D’après Baerts, c’est parmi les Mbuun et les Pende que les Compagnies commerciales, les agents européens et aussi les missionnaires recrutaient leurs contingents de porteurs. Il donne quelques estimations de distances que ces hommes parcouraient :

« De Dumba à Kikwit, mission des Pères Jésuites, il y a quatre jours de marche pour une caravane de porteurs, de Dumba à Ibunda, deux jours, de Pangu aux Apende – par les Bakongo, - quatre à cinq jours » 2 .

Le travail de ceux qui sont préposés à transporter le Père vautré sur son hamac était des plus délicats. Gare à eux si le missionnaire venait à tomber lors d’une glissade ou d’un faux pas au passage d’un pont 3 .

Mais la tâche la plus rude pour les porteurs reste le transport des charges. Janssens estime que pour les porteurs de Pangu la charge était « de 30 à 40 kgrs par deux porteurs » 4 . Le plus difficile n’était surtout pas le poids mais les sentiers que les porteurs devaient emprunter à travers la jungle tropicale.

Les porteurs contribuaient indirectement à répandre l’évangile. Ils parlaient du « Bon Dieu » dans leurs pérégrinations à travers différents villages.

À côté des boys et des porteurs, plusieurs autres travailleurs étaient au service des Scheutistes de Pangu : infirmier, constructeurs, tireur de vin, jardinier, éleveur, coupeurs de bois, factotum, etc. Janssens dévoile que tous ces travailleurs recevaient « comme paiement : au mois six francs ou quatre brasses d’étoffe indigo drill ou Tukula. On les paie aussi en nature à leur choix, surtout en objets d’utilité et de variété. Il reçoivent aussi par semaine sept morceaux de fil de cuivre soit en somme 2 m 17 de fil de cuivre rouge de 3 mm d’épaisseur » 1 . Les Pères prétendent que leurs employés travaillaient « pendant cinq heures avant midi et pendant trois heures après midi » 2  ; que la plupart des travailleurs se sont présentés spontanément et qu’ils ne comptaient ni sur les chefs ni sur les capitas pour le recrutement de leurs travailleurs 3 .
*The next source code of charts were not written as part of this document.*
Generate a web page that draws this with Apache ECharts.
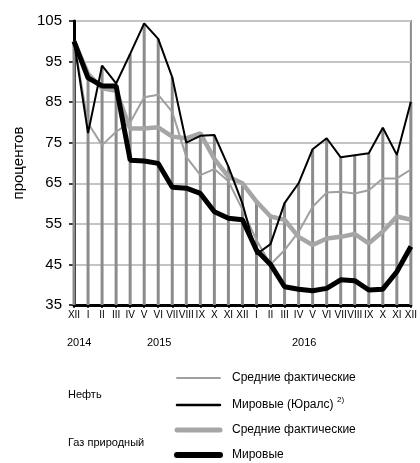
<!DOCTYPE html>
<html>
<head>
<meta charset="utf-8">
<title>Цены</title>
<style>
  html, body { margin: 0; padding: 0; background: #fff; }
  #main { width: 420px; height: 463px; }
</style>
</head>
<body>
<div id="main"></div>
<script src="https://cdn.jsdelivr.net/npm/echarts@6/dist/echarts.min.js"></script>
<script type="text/javascript">
// месяцы: XII 2014 ... XII 2016
var months = ['XII', 'I', 'II', 'III', 'IV', 'V', 'VI', 'VII', 'VIII', 'IX', 'X', 'XI',
              'XII', 'I', 'II', 'III', 'IV', 'V', 'VI', 'VII', 'VIII', 'IX', 'X', 'XI', 'XII'];
var years = ['2014', '2015', '2016'];
var yTicks = [35, 45, 55, 65, 75, 85, 95, 105];

// нефть
var oilAvg = [100, 79.8, 74.4, 77.7, 80, 86.2, 86.8, 82.6, 71.5, 67, 68.5, 65.5,
              58.5, 51, 45, 48.5, 53, 59.2, 62.7, 62.9, 62.5, 63.3, 66.2, 66.2, 68.4];
var oilUrals = [100, 77.4, 94, 89.6, 96.9, 104.4, 100.6, 91.1, 75, 76.7, 76.9, 69.1,
                60, 47.5, 50, 60.1, 65, 73.4, 76.1, 71.4, 71.9, 72.4, 78.7, 72, 85.1];
// газ природный
var gasAvg = [100, 92, 88.4, 87.8, 78.5, 78.5, 78.8, 76.5, 76.1, 77.3, 71, 66.6,
              65, 60.5, 56.8, 56, 51.8, 49.8, 51.4, 51.8, 52.5, 50.2, 53.1, 56.8, 56];
var gasWorld = [100, 91, 89, 89, 70.7, 70.5, 69.9, 64, 63.8, 62.5, 58, 56.4,
                56, 48.5, 45, 39.5, 38.9, 38.5, 39.1, 41.2, 41, 38.7, 38.9, 43.2, 49.4];

// вертикальные линии до верхней точки
var dropTop = months.map(function (m, i) {
    return Math.max(oilAvg[i], oilUrals[i], gasAvg[i], gasWorld[i]);
});

var myChart = echarts.init(document.getElementById('main'));
var font = 'Arial, "Liberation Sans", sans-serif';

var legendRows = [
    { y: 378, text: 'Средние фактические', color: '#a0a0a0', width: 2 },
    { y: 405, text: 'Мировые (Юралс)', color: '#000', width: 2.5 },
    { y: 430, text: 'Средние фактические', color: '#a6a6a6', width: 5 },
    { y: 455, text: 'Мировые', color: '#000', width: 6 }
];
var graphics = [
    { type: 'text', left: 67, top: 337, style: { text: years[0], font: '11px ' + font, fill: '#000' } },
    { type: 'text', left: 147, top: 337, style: { text: years[1], font: '11px ' + font, fill: '#000' } },
    { type: 'text', left: 292, top: 337, style: { text: years[2], font: '11px ' + font, fill: '#000' } },
    { type: 'text', left: 68, top: 389, style: { text: 'Нефть', font: '11px ' + font, fill: '#000' } },
    { type: 'text', left: 68, top: 437, style: { text: 'Газ природный', font: '11px ' + font, fill: '#000' } },
    { type: 'text', left: 337, top: 396, style: { text: '2)', font: '8px ' + font, fill: '#000' } }
];
legendRows.forEach(function (r) {
    graphics.push({
        type: 'line',
        shape: { x1: 177, y1: r.y, x2: 220, y2: r.y },
        style: { stroke: r.color, lineWidth: r.width, lineCap: 'round' }
    });
    graphics.push({
        type: 'text', left: 232, top: r.y - 6,
        style: { text: r.text, font: '12px ' + font, fill: '#000' }
    });
});

var option = {
    animation: false,
    backgroundColor: '#fff',
    grid: {
        left: 74, right: 7, top: 21, bottom: 158,
        show: true, borderColor: '#8c8c8c', borderWidth: 2
    },
    xAxis: {
        type: 'category',
        data: months,
        boundaryGap: false,
        axisLine: { lineStyle: { color: '#000', width: 3 } },
        axisTick: { show: true, length: 3, lineStyle: { color: '#000', width: 1.5 } },
        axisLabel: { interval: 0, color: '#000', fontSize: 10, fontFamily: font, margin: 5 },
        splitLine: { show: false }
    },
    yAxis: {
        type: 'value',
        min: yTicks[0], max: yTicks[yTicks.length - 1], interval: 10,
        name: 'процентов',
        nameLocation: 'middle',
        nameGap: 48,
        nameTextStyle: { color: '#000', fontSize: 15, fontFamily: font },
        axisLine: { show: true, lineStyle: { color: '#000', width: 3 } },
        axisTick: { show: true, length: 5, lineStyle: { color: '#000', width: 1.5 } },
        axisLabel: { color: '#000', fontSize: 15, fontFamily: font, margin: 12 },
        splitLine: { lineStyle: { color: '#c4c4c4', width: 2 } }
    },
    graphic: graphics,
    series: [
        {
            type: 'bar', data: dropTop, barWidth: 3, z: 1,
            itemStyle: { color: '#8c8c8c' }, silent: true
        },
        {
            name: 'Нефть средние', type: 'line', data: oilAvg, showSymbol: false, z: 3,
            lineStyle: { color: '#a0a0a0', width: 2 }
        },
        {
            name: 'Газ средние', type: 'line', data: gasAvg, showSymbol: false, z: 4,
            lineStyle: { color: '#a6a6a6', width: 4.5 }
        },
        {
            name: 'Газ мировые', type: 'line', data: gasWorld, showSymbol: false, z: 5,
            lineStyle: { color: '#000', width: 5 }
        },
        {
            name: 'Юралс', type: 'line', data: oilUrals, showSymbol: false, z: 6,
            lineStyle: { color: '#000', width: 2 }
        }
    ]
};
myChart.setOption(option);
</script>
</body>
</html>
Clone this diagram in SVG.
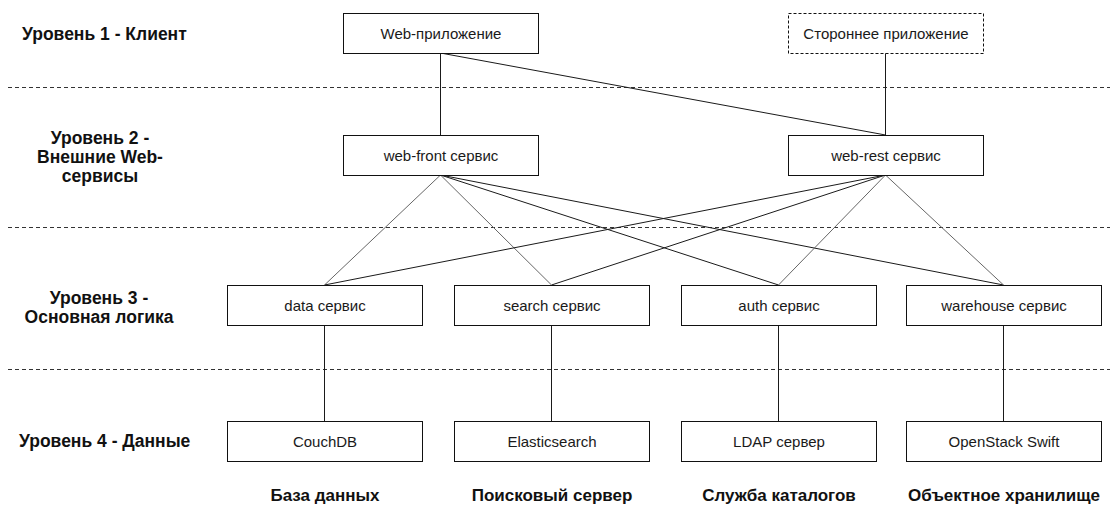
<svg xmlns="http://www.w3.org/2000/svg" width="1115" height="507" viewBox="0 0 1115 507">
  <style>
    .box { fill: #ffffff; stroke: #111111; stroke-width: 1; }
    .box-ext { fill: #ffffff; stroke: #111111; stroke-width: 1; stroke-dasharray: 3 2; }
    .node-text { font-family: "Liberation Sans", Arial, sans-serif; font-size: 15px; fill: #1a1a1a; text-anchor: middle; }
    .level { font-family: "Liberation Sans", Arial, sans-serif; font-size: 17.5px; font-weight: bold; fill: #111111; }
    .level-c { text-anchor: middle; }
    .caption { font-family: "Liberation Sans", Arial, sans-serif; font-size: 17px; font-weight: bold; fill: #111111; text-anchor: middle; }
    .sep { stroke: #333333; stroke-width: 1; stroke-dasharray: 4 3; fill: none; }
    .link { stroke: #1a1a1a; stroke-width: 1; fill: none; }
    .link-near { stroke: #666666; stroke-width: 1; fill: none; }
  </style>

  <!-- layer separators -->
  <g id="separators">
    <line class="sep" x1="8" y1="87.5" x2="1110" y2="87.5"/>
    <line class="sep" x1="8" y1="227.5" x2="1110" y2="227.5"/>
    <line class="sep" x1="8" y1="369.5" x2="1110" y2="369.5"/>
  </g>

  <!-- layer titles -->
  <g id="level-titles">
    <text class="level" x="22" y="40">Уровень 1 - Клиент</text>
    <text class="level level-c" x="100" y="144">Уровень 2 -</text>
    <text class="level level-c" x="100" y="163">Внешние Web-</text>
    <text class="level level-c" x="100" y="182">сервисы</text>
    <text class="level level-c" x="99" y="304">Уровень 3 -</text>
    <text class="level level-c" x="99" y="323">Основная логика</text>
    <text class="level" x="19" y="447">Уровень 4 - Данные</text>
  </g>

  <!-- connectors -->
  <g id="connectors">
    <line class="link" x1="440.5" y1="53" x2="440.5" y2="135"/>
    <line class="link" x1="440.5" y1="53" x2="885.5" y2="135"/>
    <line class="link" x1="885.5" y1="53" x2="885.5" y2="135"/>

    <line class="link-near" x1="440.5" y1="175" x2="324.5" y2="285"/>
    <line class="link-near" x1="440.5" y1="175" x2="551.5" y2="285"/>
    <line class="link" x1="440.5" y1="175" x2="778.5" y2="285"/>
    <line class="link" x1="440.5" y1="175" x2="1003.5" y2="285"/>

    <line class="link" x1="885.5" y1="175" x2="324.5" y2="285"/>
    <line class="link" x1="885.5" y1="175" x2="551.5" y2="285"/>
    <line class="link-near" x1="885.5" y1="175" x2="778.5" y2="285"/>
    <line class="link-near" x1="885.5" y1="175" x2="1003.5" y2="285"/>

    <line class="link" x1="324.5" y1="325" x2="324.5" y2="421"/>
    <line class="link" x1="551.5" y1="325" x2="551.5" y2="421"/>
    <line class="link" x1="778.5" y1="325" x2="778.5" y2="421"/>
    <line class="link" x1="1003.5" y1="325" x2="1003.5" y2="421"/>
  </g>

  <!-- level 1 -->
  <g id="web-app">
    <rect class="box" x="343.5" y="13.5" width="195" height="40"/>
    <text class="node-text" x="441" y="39">Web-приложение</text>
  </g>
  <g id="third-party-app">
    <rect class="box-ext" x="788.5" y="13.5" width="195" height="40"/>
    <text class="node-text" x="886" y="39">Стороннее приложение</text>
  </g>

  <!-- level 2 -->
  <g id="web-front">
    <rect class="box" x="343.5" y="135.5" width="195" height="40"/>
    <text class="node-text" x="441" y="161">web-front сервис</text>
  </g>
  <g id="web-rest">
    <rect class="box" x="788.5" y="135.5" width="195" height="40"/>
    <text class="node-text" x="886" y="161">web-rest сервис</text>
  </g>

  <!-- level 3 -->
  <g id="data-service">
    <rect class="box" x="227.5" y="285.5" width="195" height="40"/>
    <text class="node-text" x="325" y="311">data сервис</text>
  </g>
  <g id="search-service">
    <rect class="box" x="454.5" y="285.5" width="195" height="40"/>
    <text class="node-text" x="552" y="311">search сервис</text>
  </g>
  <g id="auth-service">
    <rect class="box" x="681.5" y="285.5" width="195" height="40"/>
    <text class="node-text" x="779" y="311">auth сервис</text>
  </g>
  <g id="warehouse-service">
    <rect class="box" x="906.5" y="285.5" width="195" height="40"/>
    <text class="node-text" x="1004" y="311">warehouse сервис</text>
  </g>

  <!-- level 4 -->
  <g id="couchdb">
    <rect class="box" x="227.5" y="421.5" width="195" height="40"/>
    <text class="node-text" x="325" y="447">CouchDB</text>
  </g>
  <g id="elasticsearch">
    <rect class="box" x="454.5" y="421.5" width="195" height="40"/>
    <text class="node-text" x="552" y="447">Elasticsearch</text>
  </g>
  <g id="ldap">
    <rect class="box" x="681.5" y="421.5" width="195" height="40"/>
    <text class="node-text" x="779" y="447">LDAP сервер</text>
  </g>
  <g id="swift">
    <rect class="box" x="906.5" y="421.5" width="195" height="40"/>
    <text class="node-text" x="1004" y="447">OpenStack Swift</text>
  </g>

  <!-- storage role captions -->
  <g id="captions">
    <text class="caption" x="325" y="501">База данных</text>
    <text class="caption" x="552" y="501">Поисковый сервер</text>
    <text class="caption" x="779" y="501">Служба каталогов</text>
    <text class="caption" x="1004" y="501">Объектное хранилище</text>
  </g>
</svg>
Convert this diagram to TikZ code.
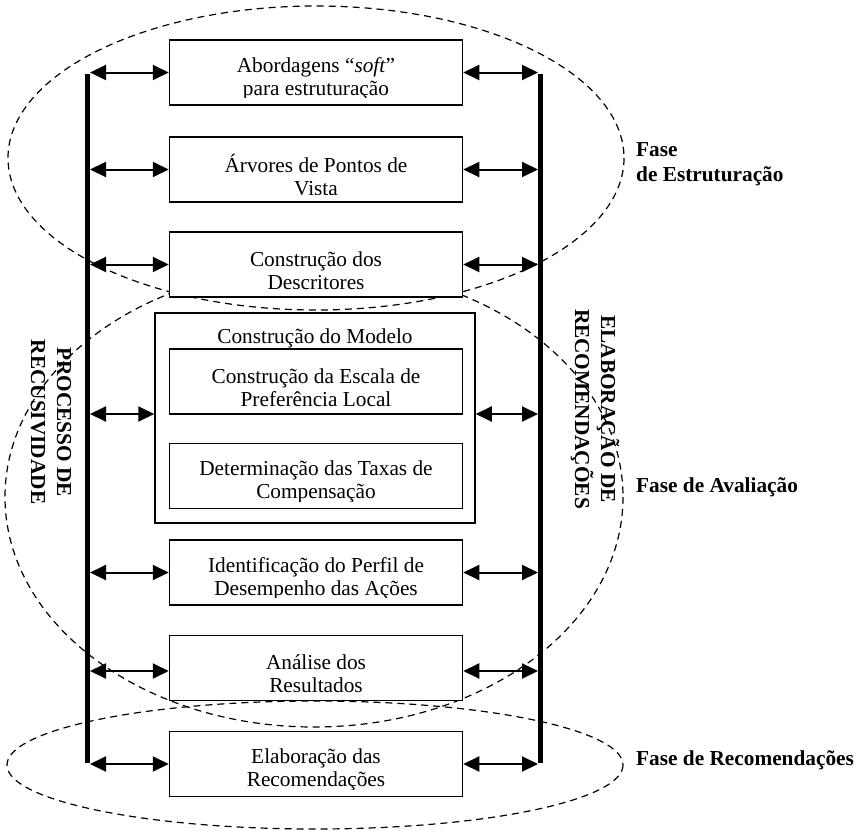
\documentclass[tikz,border=0pt]{standalone}
\usepackage{fontspec}
\setmainfont{Liberation Serif}
\usetikzlibrary{arrows.meta}
\begin{document}
\begin{tikzpicture}[x=1pt,y=-1pt,
  stepbox/.style={draw, line width=1.5pt, fill=white, minimum width=293pt,
    minimum height=65pt, inner sep=0pt},
  steptext/.style={inner sep=0pt, align=center,
    font=\fontsize{21.3}{23}\selectfont},
  modelbox/.style={draw, line width=1.5pt, fill=white, minimum width=320pt,
    minimum height=210pt, inner sep=0pt},
  boxtitle/.style={inner sep=0pt, font=\fontsize{21.3}{23}\selectfont},
  phase/.style={draw, dash pattern=on 7pt off 5pt, line width=1.2pt},
  sidebar/.style={line width=5pt},
  dblarrow/.style={line width=2pt,
    {Triangle[length=16pt,width=15pt]}-{Triangle[length=16pt,width=15pt]}},
  sidetext/.style={rotate=-90, align=center, inner sep=0pt,
    font=\fontsize{21.3}{26}\selectfont\bfseries},
  phaselabel/.style={inner sep=0pt, align=left,
    font=\fontsize{21.3}{25}\selectfont\bfseries}
]
\useasboundingbox (0,0) rectangle (859,830);

% a text set in a step box, cut off a little above the lower edge
\newcommand\boxtext[3]{%
  \begin{scope}
    \clip (#1.north west) rectangle ([yshift=8pt]#1.south east);
    \node[steptext] (#2) at ([yshift=-6pt]#1.center) {#3};
  \end{scope}}

% phase regions
\draw[phase] (316,158) ellipse [x radius=308, y radius=152];
\draw[phase] (314,497) ellipse [x radius=309, y radius=230];
\draw[phase] (315,765) ellipse [x radius=308, y radius=64];

% side labels along the bars
\node[sidetext] (proc) at (51,422) {PROCESSO DE\\RECUSIVIDADE};
\node[sidetext] (elab) at (595,409) {ELABORAÇÃO DE\\RECOMENDAÇÕES};

% vertical bars
\coordinate (ltop) at (87.5,74);
\coordinate (lbot) at (87.5,763);
\coordinate (rtop) at (540.5,74);
\coordinate (rbot) at (540.5,763);
\coordinate (lbar) at (90,0);
\coordinate (rbar) at (538,0);
\draw[sidebar] (ltop) -- (lbot);
\draw[sidebar] (rtop) -- (rbot);

% steps
\node[stepbox] (b1) at (316,72.5) {};
\boxtext{b1}{t1}{Abordagens “\textit{soft}”\\para estruturação}
\node[stepbox] (b2) at (316,169.5) {};
\boxtext{b2}{t2}{Árvores de Pontos de\\Vista}
\node[stepbox] (b3) at (316,264.5) {};
\boxtext{b3}{t3}{Construção dos\\Descritores}
\node[modelbox] (model) at (315,418) {};
\node[boxtitle] (mtitle) at (315,338) {Construção do Modelo};
\node[stepbox] (m1) at (316,381.5) {};
\boxtext{m1}{tm1}{Construção da Escala de\\Preferência Local}
\node[stepbox] (m2) at (316,476) {};
\boxtext{m2}{tm2}{Determinação das Taxas de\\Compensação}
\node[stepbox] (b4) at (316,572.5) {};
\boxtext{b4}{t4}{Identificação do Perfil de\\Desempenho das Ações}
\node[stepbox] (b5) at (316,668) {};
\boxtext{b5}{t5}{Análise dos\\Resultados}
\node[stepbox] (b6) at (316,764) {};
\boxtext{b6}{t6}{Elaboração das\\Recomendações}

% links between the steps and the bars
\foreach \n in {b1,b2,b3,b4,b6} {
  \draw[dblarrow] (\n.west -| lbar) -- (\n.west);
  \draw[dblarrow] (\n.east) -- (\n.east -| rbar);
}
\draw[dblarrow] ([yshift=4pt]model.west -| lbar) -- ([yshift=4pt]model.west);
\draw[dblarrow] ([yshift=4pt]model.east) -- ([yshift=4pt]model.east -| rbar);
\draw[dblarrow] ([yshift=-3pt]b5.west -| lbar) -- ([yshift=-3pt]b5.west);
\draw[dblarrow] ([yshift=-3pt]b5.east) -- ([yshift=-3pt]b5.east -| rbar);

% phase names
\node[phaselabel, anchor=west] (fe) at (636,164) {Fase\\de Estruturação};
\node[phaselabel, anchor=base west] (fa) at (636,492) {Fase de Avaliação};
\node[phaselabel, anchor=base west] (fr) at (636,765) {Fase de Recomendações};
\end{tikzpicture}
\end{document}
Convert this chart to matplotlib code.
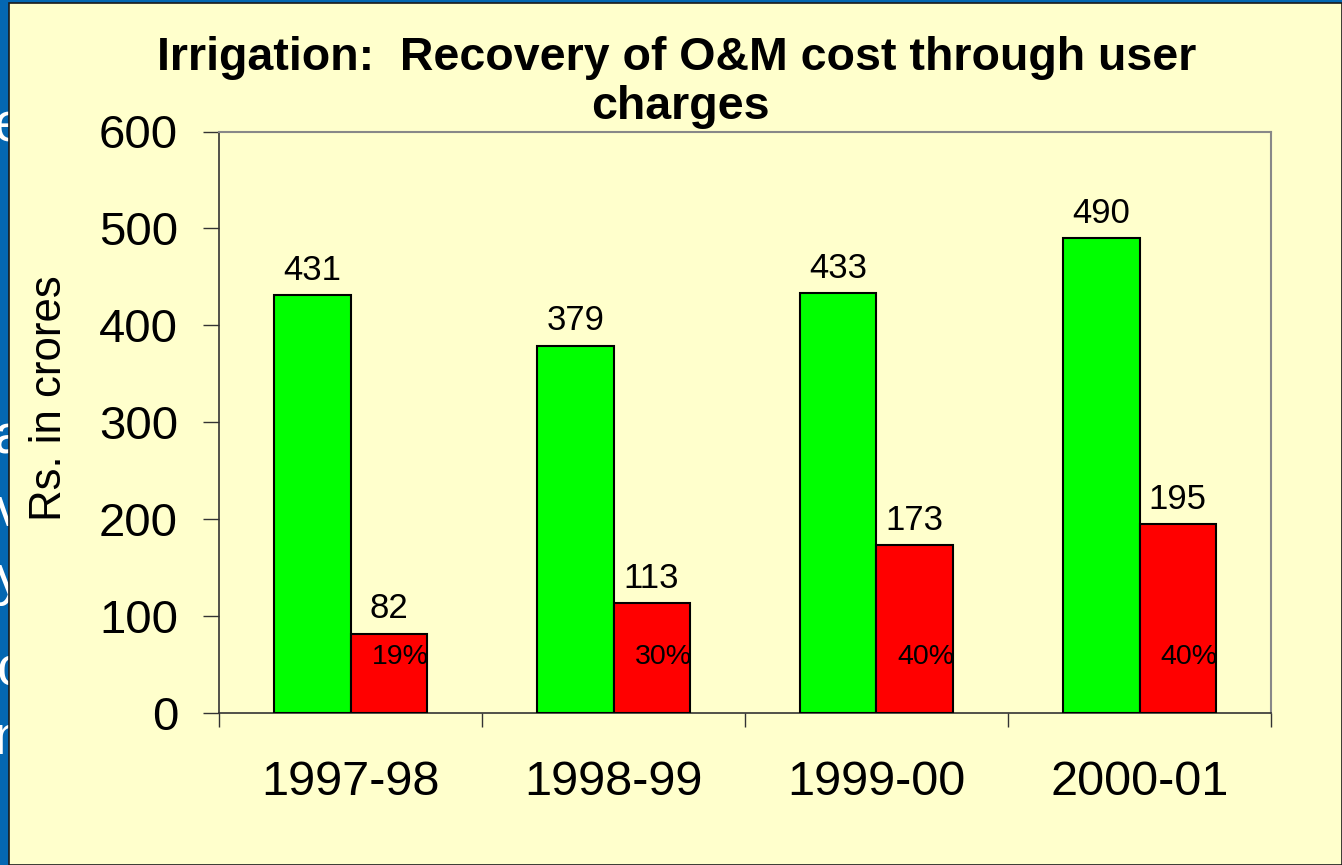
import matplotlib
matplotlib.use("Agg")
import matplotlib.pyplot as plt
from matplotlib.patches import Rectangle
import numpy as np

# ---- data ----
categories = ["1997-98", "1998-99", "1999-00", "2000-01"]
om_cost = [431, 379, 433, 490]
user_charges = [82, 113, 173, 195]
recovery_pct = ["19%", "30%", "40%", "40%"]
y_ticks = [0, 100, 200, 300, 400, 500, 600]

title_lines = ["Irrigation:  Recovery of O&M cost through user", "charges"]
ylabel = "Rs. in crores"

# ---- figure ----
W, H = 1342, 865
fig = plt.figure(figsize=(W / 100, H / 100), dpi=100)
fig.patch.set_facecolor("#0467B2")
plt.rcParams["font.family"] = ["Liberation Sans", "DejaVu Sans"]

# white fragments of the slide text behind the panel
frag = [("e", 128), ("t", 180), ("r", 268), ("a", 440), ("v", 512), ("y", 580),
        ("c", 672), ("n", 740), ("r", 838)]
for ch, yp in frag:
    fig.text(24 / W, 1 - yp / H, ch, color="white", fontsize=40,
             ha="right", va="center", zorder=0.2)

# pale yellow panel
panel = Rectangle((9 / W, 0), 1 - 9 / W, 1 - 3 / H, transform=fig.transFigure,
                  facecolor="#FFFFCC", edgecolor="#1a1a1a", linewidth=1.2, zorder=0.5)
fig.patches.append(panel)

left, right, top, bottom = 219, 1271, 131.5, 713
ax = fig.add_axes([left / W, 1 - bottom / H, (right - left) / W, (bottom - top) / H])
ax.set_zorder(2)
ax.set_facecolor("#FFFFCC")

x = np.arange(len(categories))
bw = 0.289
ax.bar(x - bw / 2, om_cost, bw, color="#00FF00", edgecolor="black", linewidth=1.5, zorder=3)
ax.bar(x + bw / 2, user_charges, bw, color="#FF0000", edgecolor="black", linewidth=1.5, zorder=3)

for i in range(len(categories)):
    ax.annotate(str(om_cost[i]), (x[i] - bw / 2, om_cost[i]), xytext=(0, 6),
                textcoords="offset points", ha="center", va="bottom", fontsize=25)
    ax.annotate(str(user_charges[i]), (x[i] + bw / 2, user_charges[i]), xytext=(0, 6),
                textcoords="offset points", ha="center", va="bottom", fontsize=25)
    ax.text(x[i] + bw / 2 + 0.045, 58, recovery_pct[i], ha="center", va="center", fontsize=20.5)

ax.set_xlim(-0.5, len(categories) - 0.5)
ax.set_ylim(0, 600)
ax.set_yticks(y_ticks)
ax.set_yticklabels([str(v) for v in y_ticks], fontsize=34)
ax.set_xticks(np.arange(len(categories) + 1) - 0.5)
ax.set_xticklabels([])
ax.set_xticks(x, minor=True)
ax.set_xticklabels(categories, minor=True, fontsize=35)
ax.tick_params(axis="x", which="minor", length=0, pad=34)
ax.tick_params(axis="x", which="major", length=10, width=1, color="#333333", direction="out")
ax.tick_params(axis="y", length=11.5, width=1, color="#333333", direction="out", pad=18)

for s in ["top", "right"]:
    ax.spines[s].set_color("#888888")
    ax.spines[s].set_linewidth(1.5)
for s in ["left", "bottom"]:
    ax.spines[s].set_color("#333333")
    ax.spines[s].set_linewidth(1.2)

fig.text(50 / W, 1 - 398 / H, ylabel, rotation=90, ha="center", va="center",
         fontsize=31.5, zorder=3)
fig.text(677 / W, 1 - 58 / H, title_lines[0], ha="center", va="center", fontsize=33.5,
         fontweight="bold", zorder=3)
fig.text(680 / W, 1 - 107 / H, title_lines[1], ha="center", va="center", fontsize=33.5,
         fontweight="bold", zorder=3)

fig.savefig("out.png", dpi=100, facecolor=fig.get_facecolor())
Une chose est certaine : il était difficile de rester longtemps au service des Pères sans être catéchumène ou chrétien. Les travailleurs qui résidaient à la mission avaient l’obligation de mener une vie chrétienne exemplaire : mariage, obligation de participer aux exercices spirituels (messe, prière, confession, etc.), éducation chrétienne des enfants, etc. .

Notes
1.

BAERTS, « Autour de Pangu… », op.cit., p.172.

2.

D’après le JMP, un début d’incendie s’était déclaré chez les boys, le 23 mars 1919. Il était vite éteint par le Père Laemont.

3.

JMP, 29 janvier 1912.

4.

Aujourd’hui encore lorsqu’on mène une enquête sur les missionnaires, les gens vous conseillent d’aller consulter tel ou tel autre ancien boy des Pères. Dans les villages, lorsqu’on veut servir des mets européens, c’est l’ancien boy des Pères qui est sollicité. Celui-ci ne s’offusque pas souvent de vanter son savoir-faire acquis auprès des missionnaires.

1.

JANSSENS, Mpangu St Pierre Claver, le 15 mai 1912, ARCCIM, Z/III/b/3/1/21.

2.

BAERTS « Autour de Pangu… », op.cit., p.170.

3.

Un témoin rapporte l’aventure de ces quatre porteurs qui transportaient un missionnaire. À la descente d’une pente, après un de ces orages tropicaux, les hommes ont culbuté sur la terre argileuse entraînant dans leur chute le missionnaire avec sa soutane blanche. Le Père s’en est, heureusement, sorti seulement avec sa soutane toute mouillée et peinte en rouge. Comme le trajet devait continuer, il n’a pas voulu monter le ton de peur d’être abandonné en cours de chemin. Il a, malgré lui, repris sa place sur le hamac, mais, une fois, arrivé au poste d’État, il est allé porter plainte contre ses « tombeurs » et exiger que le « Bula-Matari » leur applique la peine de la « chicote ». Comme quoi, être porteur était un métier à risque.

4.

JANSSENS, Mpangu St Pierre Claver…, op.cit.

1.

Ibidem.

2.

Ibidem.

3.

JANSSENS, Mpangu St Pierre Claver…, op.cit.